* **What the exercise asks**:
Find the lines with "this" in them and copy them out.

===== Given information

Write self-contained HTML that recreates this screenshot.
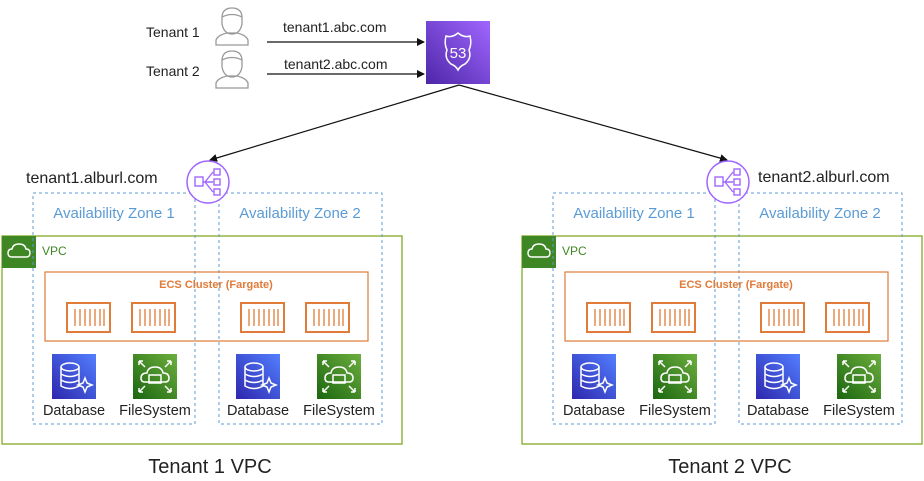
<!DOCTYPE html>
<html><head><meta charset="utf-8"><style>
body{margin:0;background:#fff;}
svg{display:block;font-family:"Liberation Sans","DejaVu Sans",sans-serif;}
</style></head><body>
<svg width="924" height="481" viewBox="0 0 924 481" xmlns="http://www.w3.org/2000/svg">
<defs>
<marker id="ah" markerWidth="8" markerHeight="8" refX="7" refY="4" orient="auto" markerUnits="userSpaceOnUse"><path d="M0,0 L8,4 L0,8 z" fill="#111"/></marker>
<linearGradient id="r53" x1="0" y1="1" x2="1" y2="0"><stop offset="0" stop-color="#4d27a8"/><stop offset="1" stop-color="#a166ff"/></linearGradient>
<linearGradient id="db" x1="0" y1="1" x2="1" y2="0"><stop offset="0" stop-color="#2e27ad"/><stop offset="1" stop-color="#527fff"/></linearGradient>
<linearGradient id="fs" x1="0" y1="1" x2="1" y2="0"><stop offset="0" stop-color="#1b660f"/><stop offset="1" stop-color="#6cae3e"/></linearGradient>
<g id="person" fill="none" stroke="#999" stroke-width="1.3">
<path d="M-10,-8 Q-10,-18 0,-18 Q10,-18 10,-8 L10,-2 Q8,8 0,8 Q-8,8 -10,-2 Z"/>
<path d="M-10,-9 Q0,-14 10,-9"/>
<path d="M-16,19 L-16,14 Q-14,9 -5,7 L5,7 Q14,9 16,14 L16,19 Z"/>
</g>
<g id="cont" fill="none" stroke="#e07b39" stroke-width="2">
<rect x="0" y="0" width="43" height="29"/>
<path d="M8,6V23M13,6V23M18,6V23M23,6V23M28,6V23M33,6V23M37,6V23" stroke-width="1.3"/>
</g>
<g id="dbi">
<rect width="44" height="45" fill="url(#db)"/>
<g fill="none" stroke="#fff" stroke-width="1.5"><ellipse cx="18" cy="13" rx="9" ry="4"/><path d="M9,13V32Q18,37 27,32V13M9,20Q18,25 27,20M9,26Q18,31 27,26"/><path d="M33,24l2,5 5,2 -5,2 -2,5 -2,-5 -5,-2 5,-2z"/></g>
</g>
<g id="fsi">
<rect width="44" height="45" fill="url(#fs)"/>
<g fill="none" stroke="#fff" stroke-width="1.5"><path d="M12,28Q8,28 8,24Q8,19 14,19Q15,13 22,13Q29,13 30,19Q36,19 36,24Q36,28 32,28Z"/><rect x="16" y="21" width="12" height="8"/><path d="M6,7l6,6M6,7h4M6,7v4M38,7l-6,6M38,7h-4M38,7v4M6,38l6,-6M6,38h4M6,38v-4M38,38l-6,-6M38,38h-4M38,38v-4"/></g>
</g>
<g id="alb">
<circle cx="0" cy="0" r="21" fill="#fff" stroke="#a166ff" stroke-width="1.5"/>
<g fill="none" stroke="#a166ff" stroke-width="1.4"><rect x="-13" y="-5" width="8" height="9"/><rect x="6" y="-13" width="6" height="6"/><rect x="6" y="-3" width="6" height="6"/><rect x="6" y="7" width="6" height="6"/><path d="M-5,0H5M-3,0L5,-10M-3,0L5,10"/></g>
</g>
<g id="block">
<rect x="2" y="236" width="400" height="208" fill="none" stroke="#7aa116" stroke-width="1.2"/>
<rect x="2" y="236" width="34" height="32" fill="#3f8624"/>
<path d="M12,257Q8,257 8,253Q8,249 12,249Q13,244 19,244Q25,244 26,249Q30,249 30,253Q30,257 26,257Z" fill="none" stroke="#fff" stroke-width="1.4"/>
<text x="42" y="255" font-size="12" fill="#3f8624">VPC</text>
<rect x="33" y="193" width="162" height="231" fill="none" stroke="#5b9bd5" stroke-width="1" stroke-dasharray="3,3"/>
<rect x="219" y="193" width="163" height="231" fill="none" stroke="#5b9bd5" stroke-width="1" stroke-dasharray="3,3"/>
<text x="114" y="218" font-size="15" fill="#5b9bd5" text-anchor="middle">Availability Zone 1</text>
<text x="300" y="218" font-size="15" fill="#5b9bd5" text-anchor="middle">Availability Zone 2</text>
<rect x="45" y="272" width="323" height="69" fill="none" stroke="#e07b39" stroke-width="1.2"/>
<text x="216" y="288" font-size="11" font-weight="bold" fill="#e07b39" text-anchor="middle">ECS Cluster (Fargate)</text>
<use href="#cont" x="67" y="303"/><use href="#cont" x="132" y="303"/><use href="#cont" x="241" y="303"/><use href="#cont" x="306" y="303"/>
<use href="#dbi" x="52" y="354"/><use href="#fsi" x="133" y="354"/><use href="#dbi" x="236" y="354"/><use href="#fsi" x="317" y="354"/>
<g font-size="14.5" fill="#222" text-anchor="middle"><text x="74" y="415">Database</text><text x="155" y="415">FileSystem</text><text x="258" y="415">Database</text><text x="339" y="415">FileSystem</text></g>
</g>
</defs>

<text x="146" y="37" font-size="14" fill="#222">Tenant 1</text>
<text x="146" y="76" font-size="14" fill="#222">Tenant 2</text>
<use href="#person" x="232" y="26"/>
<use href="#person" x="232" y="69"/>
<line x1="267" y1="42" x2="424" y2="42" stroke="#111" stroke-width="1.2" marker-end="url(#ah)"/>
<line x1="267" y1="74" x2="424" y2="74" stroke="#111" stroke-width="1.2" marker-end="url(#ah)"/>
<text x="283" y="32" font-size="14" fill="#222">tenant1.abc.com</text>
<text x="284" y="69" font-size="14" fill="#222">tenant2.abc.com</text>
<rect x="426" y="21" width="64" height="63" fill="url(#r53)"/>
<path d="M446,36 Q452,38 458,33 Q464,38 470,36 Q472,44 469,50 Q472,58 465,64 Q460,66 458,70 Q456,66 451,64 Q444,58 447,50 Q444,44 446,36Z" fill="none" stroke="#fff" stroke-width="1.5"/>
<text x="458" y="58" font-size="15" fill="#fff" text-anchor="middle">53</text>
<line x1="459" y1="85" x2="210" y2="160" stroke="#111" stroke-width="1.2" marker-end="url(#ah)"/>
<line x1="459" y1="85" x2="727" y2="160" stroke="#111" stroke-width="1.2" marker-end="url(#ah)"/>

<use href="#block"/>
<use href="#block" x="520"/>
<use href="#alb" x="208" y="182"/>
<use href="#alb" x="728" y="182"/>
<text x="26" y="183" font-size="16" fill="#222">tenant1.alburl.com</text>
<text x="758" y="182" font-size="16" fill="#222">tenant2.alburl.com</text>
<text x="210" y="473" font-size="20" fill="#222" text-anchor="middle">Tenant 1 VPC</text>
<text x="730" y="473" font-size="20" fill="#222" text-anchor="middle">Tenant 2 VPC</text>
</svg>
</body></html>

==========
===== Given information

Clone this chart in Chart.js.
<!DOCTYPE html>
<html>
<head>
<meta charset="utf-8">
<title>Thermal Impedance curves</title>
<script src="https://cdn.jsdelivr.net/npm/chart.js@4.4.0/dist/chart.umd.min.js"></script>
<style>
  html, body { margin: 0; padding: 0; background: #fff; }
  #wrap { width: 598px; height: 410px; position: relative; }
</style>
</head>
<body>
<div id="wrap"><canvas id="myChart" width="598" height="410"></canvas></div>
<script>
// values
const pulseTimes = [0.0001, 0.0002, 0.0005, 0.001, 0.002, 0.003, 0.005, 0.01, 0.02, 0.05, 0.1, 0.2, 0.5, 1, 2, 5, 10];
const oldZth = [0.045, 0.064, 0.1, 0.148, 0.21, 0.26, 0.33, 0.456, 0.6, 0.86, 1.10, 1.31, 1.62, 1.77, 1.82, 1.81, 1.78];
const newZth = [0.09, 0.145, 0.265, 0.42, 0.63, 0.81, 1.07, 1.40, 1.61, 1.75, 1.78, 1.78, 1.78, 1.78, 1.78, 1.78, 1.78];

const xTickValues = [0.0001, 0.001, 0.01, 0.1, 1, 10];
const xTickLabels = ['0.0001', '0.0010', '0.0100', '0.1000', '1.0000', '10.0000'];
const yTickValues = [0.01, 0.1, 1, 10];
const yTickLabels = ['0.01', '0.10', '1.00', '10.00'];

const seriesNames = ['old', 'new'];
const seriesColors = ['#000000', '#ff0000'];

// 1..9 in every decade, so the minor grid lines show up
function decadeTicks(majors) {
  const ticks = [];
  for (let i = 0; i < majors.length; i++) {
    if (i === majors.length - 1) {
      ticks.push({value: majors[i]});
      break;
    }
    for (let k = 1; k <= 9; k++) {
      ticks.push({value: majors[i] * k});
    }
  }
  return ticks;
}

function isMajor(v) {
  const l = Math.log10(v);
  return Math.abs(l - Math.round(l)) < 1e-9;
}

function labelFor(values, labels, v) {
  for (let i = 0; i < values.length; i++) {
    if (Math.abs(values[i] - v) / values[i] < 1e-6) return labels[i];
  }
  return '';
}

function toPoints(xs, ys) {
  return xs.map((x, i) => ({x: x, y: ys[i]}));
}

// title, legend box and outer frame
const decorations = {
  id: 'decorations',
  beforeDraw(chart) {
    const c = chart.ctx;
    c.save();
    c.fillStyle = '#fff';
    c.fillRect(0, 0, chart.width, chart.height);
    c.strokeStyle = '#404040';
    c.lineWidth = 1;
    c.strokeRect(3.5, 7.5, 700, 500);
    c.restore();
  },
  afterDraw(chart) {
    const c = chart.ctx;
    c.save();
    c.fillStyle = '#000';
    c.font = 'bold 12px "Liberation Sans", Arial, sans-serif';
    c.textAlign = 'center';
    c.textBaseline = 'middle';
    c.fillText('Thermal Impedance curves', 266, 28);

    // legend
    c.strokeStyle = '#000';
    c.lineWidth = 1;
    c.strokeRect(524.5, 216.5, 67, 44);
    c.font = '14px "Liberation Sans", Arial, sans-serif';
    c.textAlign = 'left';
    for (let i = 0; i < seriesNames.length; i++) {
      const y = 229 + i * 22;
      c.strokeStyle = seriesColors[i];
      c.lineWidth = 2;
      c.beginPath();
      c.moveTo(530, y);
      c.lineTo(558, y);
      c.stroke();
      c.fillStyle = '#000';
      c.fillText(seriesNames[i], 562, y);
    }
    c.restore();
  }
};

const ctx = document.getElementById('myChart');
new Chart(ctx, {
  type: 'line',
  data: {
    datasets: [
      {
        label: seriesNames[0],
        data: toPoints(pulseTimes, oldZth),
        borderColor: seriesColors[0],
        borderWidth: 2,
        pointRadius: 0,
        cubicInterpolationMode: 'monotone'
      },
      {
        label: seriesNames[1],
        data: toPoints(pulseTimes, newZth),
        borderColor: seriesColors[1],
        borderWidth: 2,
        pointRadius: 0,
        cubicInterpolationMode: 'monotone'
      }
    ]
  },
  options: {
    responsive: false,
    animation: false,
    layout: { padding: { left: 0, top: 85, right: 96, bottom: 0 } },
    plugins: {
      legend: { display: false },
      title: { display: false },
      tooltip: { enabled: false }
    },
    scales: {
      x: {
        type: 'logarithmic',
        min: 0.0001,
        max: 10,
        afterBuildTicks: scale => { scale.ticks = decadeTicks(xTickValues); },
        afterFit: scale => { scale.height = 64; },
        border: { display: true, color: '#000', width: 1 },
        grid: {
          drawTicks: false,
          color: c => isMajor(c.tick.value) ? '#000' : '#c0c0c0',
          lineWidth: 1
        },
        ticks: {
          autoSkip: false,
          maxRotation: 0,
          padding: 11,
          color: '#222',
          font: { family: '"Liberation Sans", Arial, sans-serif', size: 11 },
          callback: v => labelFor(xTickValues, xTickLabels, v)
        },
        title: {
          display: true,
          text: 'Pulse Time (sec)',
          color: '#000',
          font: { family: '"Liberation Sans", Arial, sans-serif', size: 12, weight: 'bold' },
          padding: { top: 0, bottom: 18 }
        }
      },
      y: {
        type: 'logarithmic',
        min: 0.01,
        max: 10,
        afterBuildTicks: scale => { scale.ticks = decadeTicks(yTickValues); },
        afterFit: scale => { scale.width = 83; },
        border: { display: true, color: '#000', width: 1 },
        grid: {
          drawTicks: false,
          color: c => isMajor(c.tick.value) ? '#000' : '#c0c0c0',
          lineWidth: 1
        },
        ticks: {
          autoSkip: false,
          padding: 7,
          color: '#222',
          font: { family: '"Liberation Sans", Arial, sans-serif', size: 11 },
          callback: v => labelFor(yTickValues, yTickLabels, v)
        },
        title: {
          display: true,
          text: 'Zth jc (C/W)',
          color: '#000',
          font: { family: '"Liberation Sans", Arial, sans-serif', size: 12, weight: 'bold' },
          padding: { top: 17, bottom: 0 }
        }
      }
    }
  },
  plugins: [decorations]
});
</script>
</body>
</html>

==========

* **Worked answer**:
Write self-contained HTML that recreates this screenshot.
Clone this chart in Chart.js.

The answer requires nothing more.